Madame Defarge is a character in A Tale of Two Cities by Charles Dickens. She represents the Reign of Terror during the French Revolution, when those revolting against the nobility became violent. Madame Defarge was one of the tricoteuse: women who would sit at the guillotine and knit as the heads rolled. She even encoded kill lists into her patterns.

I’m so excited to read this book; I remember being fascinated by the French Revolution in high school history class, and the French Rebellion in high school existentialism (which should be a requirement, by the way). Americans need to collectively study history right now, and France, our oldest ally, is an important place to look. I sympathize with Madame Defarge — at least from the summary, even though it labels her a villain — but I am not a violent person. She is deeply traumatized and we have to understand what that does to a person, how it can make them violent, how trauma and violence get passed through generations. I do understand the strategy of punching a bully in the face, but it’s only a short term solution; they’re often traumatized too. Giving a bully a safe space to talk about their problems, to meditate even, works much better. I don’t want to help usher in an era named something like the Reign of Terror.

I love the symbolism of the knitted hats at the Women’s March. First of all, they honor the history of revolutionary women and textiles, like the suffragettes and their flags. Second, they are such a perfect antidote to the made-in-China, polyester red slogan caps. They are a softer in color and texture, they keep you warm, they were hand-crafted by a citizen with aspirational love. The photos of old women smiling and knitting them, and of young women out in the streets singing and dancing in them, and vice-versa, are beautiful.

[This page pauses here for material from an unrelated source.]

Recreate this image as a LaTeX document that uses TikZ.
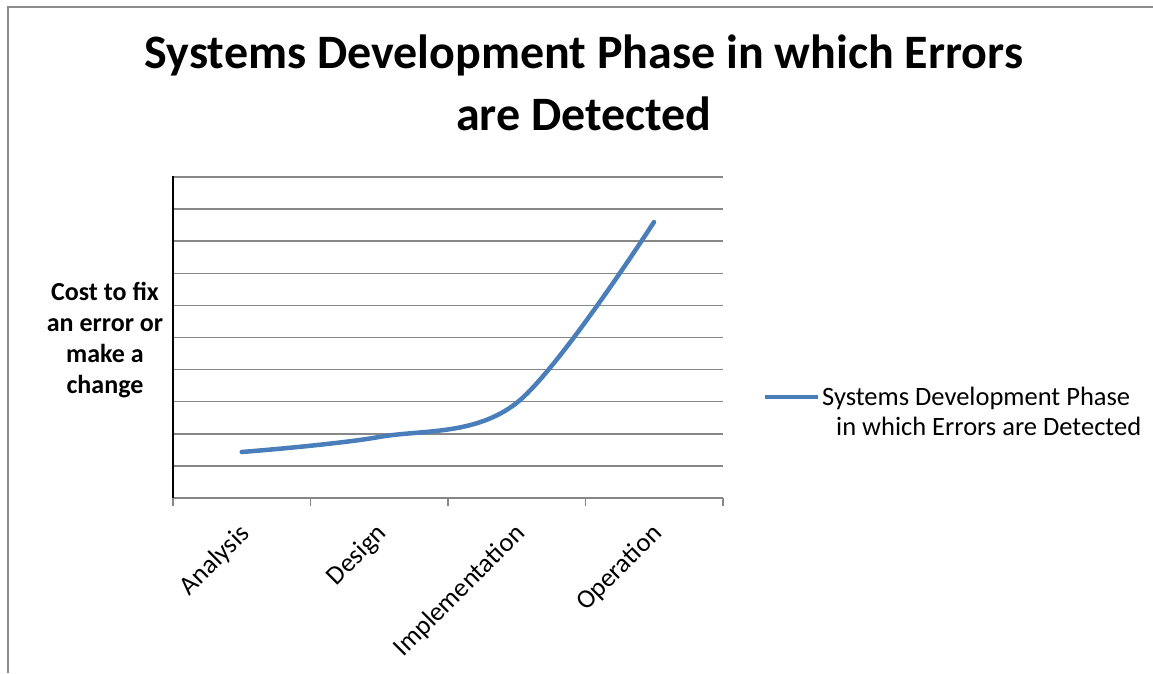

Finally, as I begin to learn these cozy crafts, I really appreciate the immense patience and skill they require. Learning to read the patterns alone is a challenge, and it’s an unforgiving medium. The textiles women have created to wrap their loved ones in are even more lovely to me now. Propers to the men who brought us sewing and knitting machines as well; beautiful and fascinating in their own right. And thank you to everyone for the internet tutorials.